In order to be covered by Medicare a treatment must be "medically necessary." There is a wide variation by specialty that defines what medical necessity actually is. Since DPMs still see a large volume of nail fungous disorders, there is a tendency to try to find ways to see Government pay for that.
If a patient does not have attributes that demonstrate medical necessity in these patients, your trimming of nails and calluses are NOT covered by the government. Under-coding them will not demonstrate medical necessity.
Now is the time for the podiatry profession to explain (and teach) patients that trimming of nails and calluses is only covered by Medicare in roughly 5% of cases. Because a neighboring DPM got them "covered" does not mean that they actually are. Patients will ask you why you cannot get this treatment covered.

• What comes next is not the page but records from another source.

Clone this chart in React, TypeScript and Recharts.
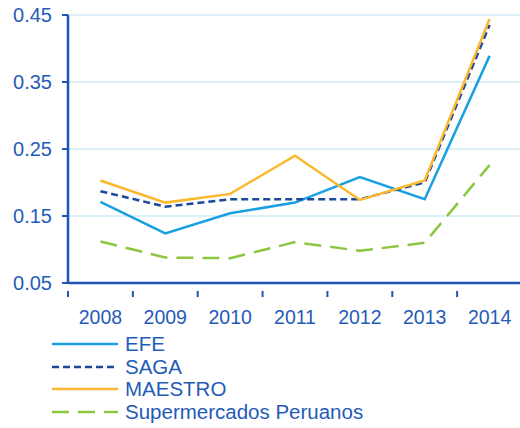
import React from "react";
import { CartesianGrid, Legend, Line, LineChart, XAxis, YAxis } from "recharts";

const years = ["2008", "2009", "2010", "2011", "2012", "2013", "2014"];
const efe = [0.171, 0.124, 0.154, 0.17, 0.208, 0.175, 0.389];
const saga = [0.187, 0.164, 0.175, 0.175, 0.175, 0.2, 0.435];
const maestro = [0.203, 0.17, 0.183, 0.24, 0.174, 0.203, 0.444];
const supermercados = [0.112, 0.088, 0.087, 0.111, 0.098, 0.11, 0.226];
const yTicks = [0.05, 0.15, 0.25, 0.35, 0.45];

const TEXT = "#1f5cb8";
const AXIS = "#1a55b0";
const GRID = "#d2ebf8";

const series = [
  { key: "efe", name: "EFE", color: "#1aa0e2", dash: undefined as string | undefined },
  { key: "saga", name: "SAGA", color: "#1b4a9c", dash: "7 4" },
  { key: "maestro", name: "MAESTRO", color: "#fcb72d", dash: undefined },
  { key: "sp", name: "Supermercados Peruanos", color: "#8cc63f", dash: "17 9" }
];

// x sits in the middle of each year's band so ticks can fall on band edges
const data = years.map((year, i) => ({
  x: i + 0.5,
  year,
  efe: efe[i],
  saga: saga[i],
  maestro: maestro[i],
  sp: supermercados[i]
}));

const xTicks = Array.from({ length: years.length * 2 + 1 }, (_, i) => i / 2);

function YearTick(props: any) {
  const { x, y, payload } = props;
  const v = payload.value as number;
  if (Number.isInteger(v)) {
    return <line x1={x} x2={x} y1={y} y2={y + 6} stroke={AXIS} strokeWidth={2} />;
  }
  return (
    <text x={x} y={y + 19} textAnchor="middle" dy="0.71em" fill={TEXT} fontSize={19.5}>
      {years[Math.floor(v)]}
    </text>
  );
}

function LegendList() {
  return (
    <div>
      {series.map((s) => (
        <div key={s.key} style={{ display: "flex", alignItems: "center", height: 22.5 }}>
          <svg width={66} height={6} style={{ marginRight: 7 }}>
            <line x1={0} x2={66} y1={3} y2={3} stroke={s.color} strokeWidth={2.5} strokeDasharray={s.dash} />
          </svg>
          <span style={{ color: TEXT, fontSize: 20.5, lineHeight: "22px" }}>{s.name}</span>
        </div>
      ))}
    </div>
  );
}

export default function App() {
  return (
    <div style={{ position: "absolute", left: 0, top: 0, fontFamily: "'Liberation Sans', Arial, sans-serif" }}>
      <LineChart width={520} height={428} data={data} margin={{ top: 15, right: -2, left: 0, bottom: 115 }}>
        <CartesianGrid vertical={false} stroke={GRID} strokeWidth={1.5} />
        <XAxis
          dataKey="x"
          type="number"
          domain={[0, years.length]}
          ticks={xTicks}
          interval={0}
          height={30}
          tickLine={false}
          axisLine={{ stroke: AXIS, strokeWidth: 2.5 }}
          tick={<YearTick />}
        />
        <YAxis
          type="number"
          domain={[0.05, 0.45]}
          ticks={yTicks}
          width={68}
          tickSize={6}
          tickMargin={10}
          tickLine={{ stroke: AXIS, strokeWidth: 2 }}
          axisLine={{ stroke: AXIS, strokeWidth: 2.5 }}
          tick={{ fill: TEXT, fontSize: 20 }}
          tickFormatter={(v: number) => v.toFixed(2)}
        />
        <Legend
          layout="vertical"
          align="center"
          verticalAlign="middle"
          wrapperStyle={{ top: 333, left: 52, width: 400 }}
          content={() => <LegendList />}
        />
        {series.map((s) => (
          <Line
            key={s.key}
            dataKey={s.key}
            name={s.name}
            stroke={s.color}
            strokeWidth={2.5}
            strokeDasharray={s.dash}
            dot={false}
            activeDot={false}
            isAnimationActive={false}
          />
        ))}
      </LineChart>
    </div>
  );
}
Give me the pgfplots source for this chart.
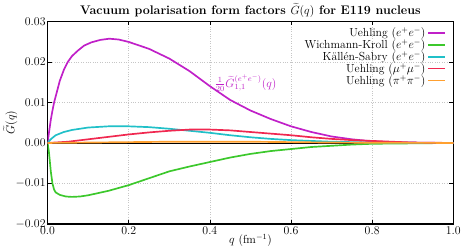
\documentclass[border=0pt]{standalone}
\usepackage{pgfplots}
\pgfplotsset{compat=1.18}
\definecolor{cmag}{HTML}{C020C8}
\definecolor{cgre}{HTML}{3CC82C}
\definecolor{ccya}{HTML}{20C0C8}
\definecolor{cred}{HTML}{F02850}
\definecolor{cora}{HTML}{FFA030}
\newcommand{\myfs}{\fontsize{11.8}{13.5}\selectfont}
\begin{document}
\begin{tikzpicture}
\begin{axis}[
  scale only axis, width=410pt, height=205pt,
  xmin=0, xmax=1, ymin=-0.02, ymax=0.03,
  xtick={0,0.2,...,1.0}, ytick={-0.02,-0.01,0,0.01,0.02,0.03},
  scaled y ticks=false,
  xticklabel style={/pgf/number format/fixed, /pgf/number format/fixed zerofill, /pgf/number format/precision=1, yshift=1pt},
  yticklabel style={/pgf/number format/fixed, /pgf/number format/fixed zerofill, /pgf/number format/precision=2, xshift=1.5pt},
  tick label style={font=\myfs},
  tick align=inside, tick style={black, line width=0.6pt},
  major tick length=4pt,
  axis line style={line width=1.2pt},
  grid=major, grid style={gray!45, dotted, line width=0.5pt},
  title={\bfseries Vacuum polarisation form factors $\widetilde{G}(q)$ for E119 nucleus},
  title style={font=\fontsize{12.6}{14}\selectfont, yshift=-5.5pt},
  xlabel={$q$ (fm$^{-1}$)}, ylabel={$\widetilde{G}(q)$},
  label style={font=\myfs},
  xlabel style={yshift=7pt},
  ylabel style={at={(axis description cs:-0.092,0.5)}, anchor=center},
  legend plot pos=right,
  legend cell align=right,
  legend style={draw=none, fill=none, font=\myfs, at={(rel axis cs:0.985,0.985)}, anchor=north east,
    row sep=-2.6pt, inner sep=1pt},
]
\draw[black, line width=0.8pt] (axis cs:0,0) -- (axis cs:1,0);
\addplot[cmag, line width=1.7pt] coordinates {
(0,0) (0.004,0.003) (0.008,0.0058) (0.012,0.0080) (0.016,0.0100) (0.02,0.0115)
(0.03,0.0153) (0.04,0.0180) (0.05,0.0200) (0.06,0.0214) (0.075,0.0228) (0.09,0.0240)
(0.108,0.0248) (0.13,0.0254) (0.152,0.0257) (0.175,0.0255) (0.2,0.0249) (0.25,0.0232)
(0.3,0.0208) (0.35,0.0177) (0.40,0.0140) (0.45,0.0106) (0.50,0.0080) (0.55,0.0059)
(0.60,0.0041) (0.65,0.0027) (0.70,0.0016) (0.75,0.0009) (0.80,0.0004) (0.85,0.0002)
(0.9,0.0001) (0.95,0.00003) (1.0,0)};
\addlegendentry{Uehling $(e^+e^-)$}
\addplot[cgre, line width=1.7pt] coordinates {
(0,0) (0.003,-0.002) (0.005,-0.0040) (0.008,-0.0071) (0.012,-0.0100) (0.016,-0.0115)
(0.02,-0.0122) (0.03,-0.0128) (0.045,-0.0132) (0.06,-0.0133) (0.08,-0.0132) (0.10,-0.0129)
(0.15,-0.0118) (0.2,-0.0104) (0.25,-0.0087) (0.3,-0.0070) (0.35,-0.0058) (0.4,-0.0047)
(0.45,-0.0036) (0.5,-0.0027) (0.55,-0.0020) (0.6,-0.0015) (0.65,-0.0010) (0.7,-0.0007)
(0.75,-0.0004) (0.8,-0.0002) (0.9,-0.0001) (1.0,0)};
\addlegendentry{Wichmann-Kroll $(e^+e^-)$}
\addplot[ccya, line width=1.7pt] coordinates {
(0,0) (0.005,0.0006) (0.01,0.0011) (0.02,0.0019) (0.04,0.0027) (0.06,0.0032)
(0.08,0.0035) (0.1,0.0038) (0.15,0.0041) (0.2,0.0041) (0.25,0.0039) (0.3,0.0035)
(0.35,0.0030) (0.4,0.0025) (0.45,0.0019) (0.5,0.0014) (0.55,0.0010) (0.6,0.0007)
(0.7,0.0003) (0.8,0.0001) (0.9,0.00003) (1.0,0)};
\addlegendentry{K\"all\'en-Sabry $(e^+e^-)$}
\addplot[cred, line width=1.7pt] coordinates {
(0,0) (0.05,0.0003) (0.1,0.0009) (0.15,0.0015) (0.2,0.0021) (0.25,0.0026) (0.3,0.0030)
(0.35,0.0033) (0.4,0.0033) (0.45,0.0031) (0.5,0.0027) (0.55,0.0023) (0.6,0.0019)
(0.65,0.0014) (0.7,0.0010) (0.75,0.0007) (0.8,0.0005) (0.85,0.0003) (0.9,0.0001) (1.0,0)};
\addlegendentry{Uehling $(\mu^+\mu^-)$}
\addplot[cora, line width=1.7pt] coordinates {
(0,0) (0.1,0.0001) (0.2,0.0002) (0.3,0.0003) (0.4,0.0003) (0.5,0.0003) (0.6,0.0002)
(0.7,0.0001) (0.8,0.00005) (1.0,0)};
\addlegendentry{Uehling $(\pi^+\pi^-)$}
\node[cmag, anchor=west, font=\myfs, inner sep=1pt] at (axis cs:0.409,0.0148) {$\frac{1}{20}\widetilde{G}^{(e^+e^-)}_{1,1}(q)$};
\end{axis}
\end{tikzpicture}
\end{document}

I recommend that you provide written explanation of RFC. This can be written in multiple languages which you can set up with Google Translate (for free). You WILL lose patients. But the very patients you lose will be the first to "rat you out" when Government investigators knock on their doors if you try to stretch the limits. It is time for patients to pay for this themselves. When every DPM works together, we can "re-train" our patients.
Obama care is proving very expensive for Government because of subsidies offered to low income families. This puts more pressure on the healthcare system to ferret out fraud and abuse. Non-covered routine foot care is an exceptionally easy place for Government to target.
There are multiple ways to earn a successful living doing podiatry. You can attend seminars on practice management and learn from DPMs who have made it work. They are doing things that you are not doing and they have skills that you don't have. APMA also has an excellent coding data base for DPMs. Membership has its advantages.